Grazie a recenti e approfondite analisi è stata confermata definitivamente l'autografia di Masaccio, derivante dal confronto della scrittura dell'artista visibile nel libro tenuto aperto da S. Giovenale con quella della sua denuncia dei redditi al catasto di Firenze del 1427, compilata di propria mano da Masaccio.

Stile modifica

 
Scomparto centrale

A una prima vista l'opera non appare particolarmente innovativa, infatti non venne notata per secoli. Lo stile di base richiama le opere di Giovanni del Biondo e Niccolò di Pietro Gerini, che cercavano di attenuare le stilizzazioni gotiche del tardo Trecento cercando di rinnovare l'ispirazione nei modelli giotteschi originari. Le figure dei santi, affabili e prive di una salda collocazione al suolo, ricordano quella corrente della pittura fiorentina dell'epoca.

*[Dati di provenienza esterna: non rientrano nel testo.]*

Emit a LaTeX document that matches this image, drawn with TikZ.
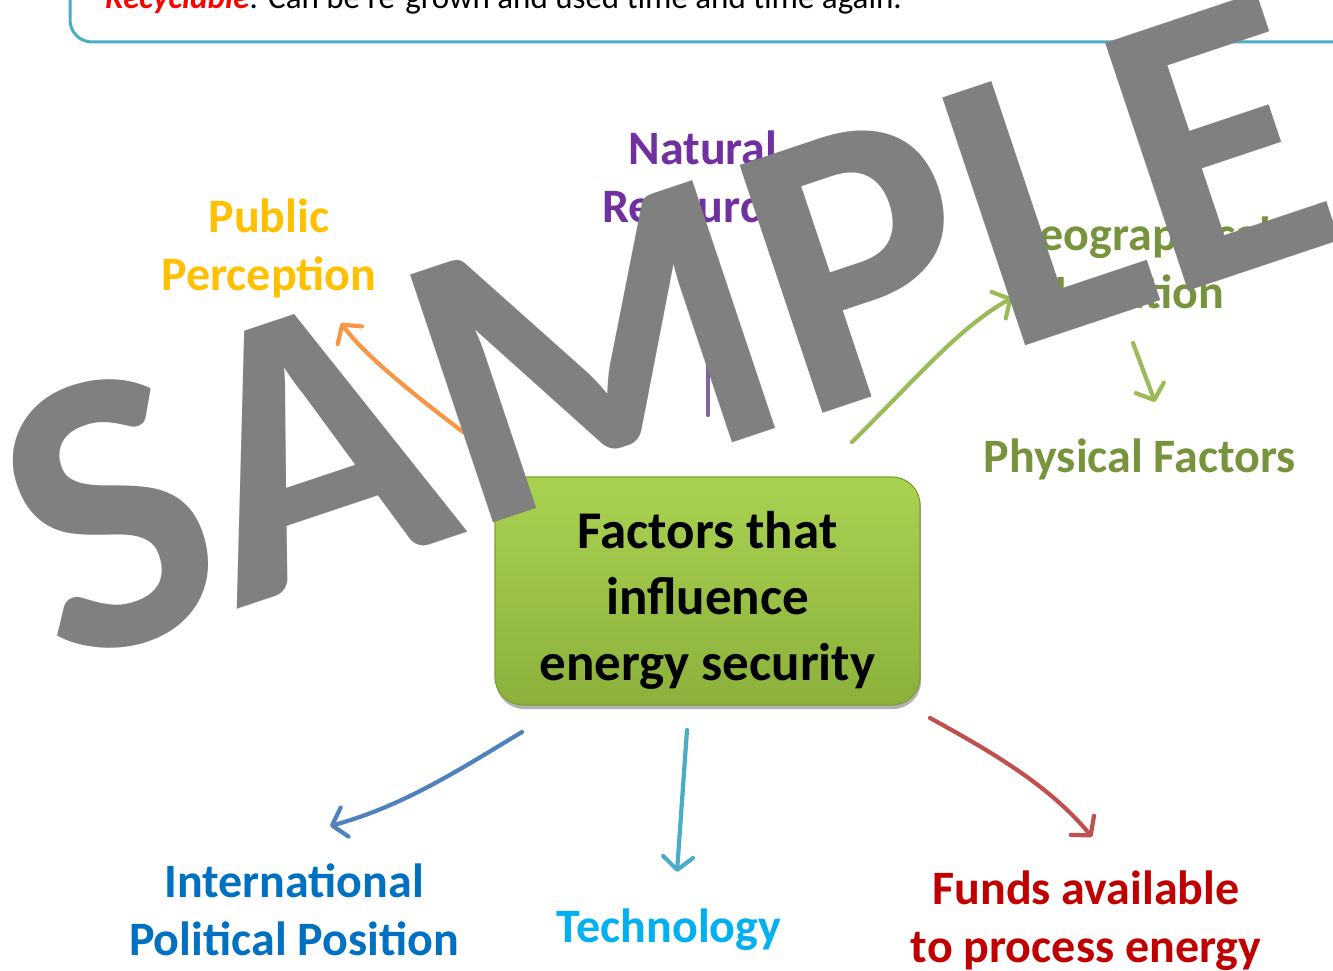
\documentclass[tikz,border=0pt]{standalone}
\usepackage{fontspec}
\setmainfont{Carlito}
\usetikzlibrary{arrows.meta,calc,shadows}

\definecolor{panelline}{HTML}{4BACC6}
\definecolor{recred}{HTML}{FF0000}
\definecolor{hubtop}{HTML}{AAD251}
\definecolor{hubbot}{HTML}{8BB13B}
\definecolor{hubedge}{HTML}{7E9E38}
\definecolor{wmgray}{HTML}{808080}
\definecolor{cPublic}{HTML}{FFC000}
\definecolor{cNatural}{HTML}{7030A0}
\definecolor{cGeo}{HTML}{77933C}
\definecolor{cIntl}{HTML}{0070C0}
\definecolor{cTech}{HTML}{00B0F0}
\definecolor{cFunds}{HTML}{C00000}
\definecolor{aOrange}{HTML}{F79646}
\definecolor{aPurple}{HTML}{8064A2}
\definecolor{aGreen}{HTML}{9BBB59}
\definecolor{aBlue}{HTML}{4F81BD}
\definecolor{aAqua}{HTML}{4BACC6}
\definecolor{aRed}{HTML}{C0504D}

\begin{document}
\begin{tikzpicture}[x=1pt,y=-1pt,
  label/.style={font=\bfseries\fontsize{48}{58}\selectfont, align=center, inner sep=0pt, anchor=base},
  link/.style={line width=4.2pt, line cap=round, -{Straight Barb[length=13pt,width=30pt,line cap=round,line join=round]}},
  hubbox/.style={rounded corners=28pt, minimum width=425pt, minimum height=228pt,
    top color=hubtop, bottom color=hubbot, draw=hubedge, line width=1.2pt,
    drop shadow={shadow xshift=1pt, shadow yshift=-4pt, opacity=0.3, fill=black}},
  hubtext/.style={font=\bfseries\fontsize{53}{66}\selectfont, align=center, inner sep=0pt, anchor=base},
  watermark/.style={font=\bfseries\fontsize{403}{403}\selectfont, text=wmgray, inner sep=0pt, rotate=18.5}
]
\useasboundingbox (0,0) rectangle (1333,971);
\clip (0,0) rectangle (1333,971);

% header panel running off the top and right edges
\draw[panelline, line width=3pt, rounded corners=22pt] (70,-120) rectangle (1420,42);
\node[anchor=base west, font=\fontsize{33}{40}\selectfont, inner sep=0pt] (recyc) at (105,9)
  {\textcolor{recred}{\textbf{\textit{Recyclable}}}: Can be re-grown and used time and time again.};

% central box (text anchored on the baseline of its last line)
\node[hubbox] (hub) at (707.5,591) {};
\node[hubtext] (hubtxt) at (707.5,680) {Factors that\\influence\\energy security};

% surrounding factors (anchored on the baseline of the last line)
\node[label, text=cPublic]  (public) at (269,290) {Public\\Perception};
\node[label, text=cNatural] (natural) at (703,222) {Natural\\Resources};
\node[label, text=cGeo]     (geo) at (1140,308) {Geographical\\Location};
\node[label, text=cGeo]     (phys) at (1140,472) {Physical Factors};
\node[label, text=cIntl]    (intl) at (294,955) {International\\Political Position};
\node[label, text=cTech]    (tech) at (669,942) {Technology};
\node[label, text=cFunds]   (funds) at (1086,962) {Funds available\\to process energy};

% connector end points
\coordinate (pubS) at (463,432);   \coordinate (pubE) at (341,323);
\coordinate (natS) at (708,415);   \coordinate (natE) at (708,295);
\coordinate (geoS) at (852,442);   \coordinate (geoE) at (1012,298);
\coordinate (phyS) at (1133,343);  \coordinate (phyE) at (1155,402);
\coordinate (intS) at (522,732);   \coordinate (intE) at (330,826);
\coordinate (tecS) at (687,730);   \coordinate (tecE) at (677,872);
\coordinate (funS) at (930,718);   \coordinate (funE) at (1092,837);

\draw[link, aOrange] (pubS) .. controls (405,388) and (362,352) .. (pubE);
\draw[link, aPurple] (natS) -- (natE);
\draw[link, aGreen]  (geoS) .. controls (912,383) and (960,326) .. (geoE);
\draw[link, aGreen]  (phyS) -- (phyE);
\draw[link, aBlue]   (intS) .. controls (462,768) and (404,806) .. (intE);
\draw[link, aAqua]   (tecS) -- (tecE);
\draw[link, aRed]    (funS) .. controls (992,752) and (1050,786) .. (funE);

% watermark over everything
\node[watermark] (wm) at (665,328) {SAMPLE};
\end{tikzpicture}
\end{document}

Più originale è il pannello centrale, dove l'autore sembra procedere a una riscoperta autonoma di Giotto, all'insegna della nitidezza spaziale e della forza plastica, con l'innesto però di alcune delle tendenze artistiche più all'avanguardia dell'epoca. La Madonna, introspettiva e pensosa, e il Bambino, immobile e scultoreo, dimostrano il disinteresse dell'artista verso gli stilemi del gotico internazionale. Negli angeli inginocchiati in adorazione si può leggere lo sforzo di superare le pose convenzionali del passato, con i volti fortemente scorciati e girati contro lo spettatore, rinunciando alla graziosità tradizionale di questi soggetti. Alcuni difetti estetici sembrano nascere proprio dallo sforzo di conferire solidità alle figure ad ogni costo, come il Bambino che pare una statua marmorea che ha preso vita tra le braccia della madre. Si può cogliere in questo sforzo l'influenza di Donatello, come farebbe pensare anche il dettaglio dei ditini in bocca, preso dalla vita quotidiana alla quale attingeva anche il grande scultore.

Il volto della Vergine nasconde il punto di fuga dell'intera composizione spaziale, dirigendo lo sguardo dello spettatore verso il fulcro della scena.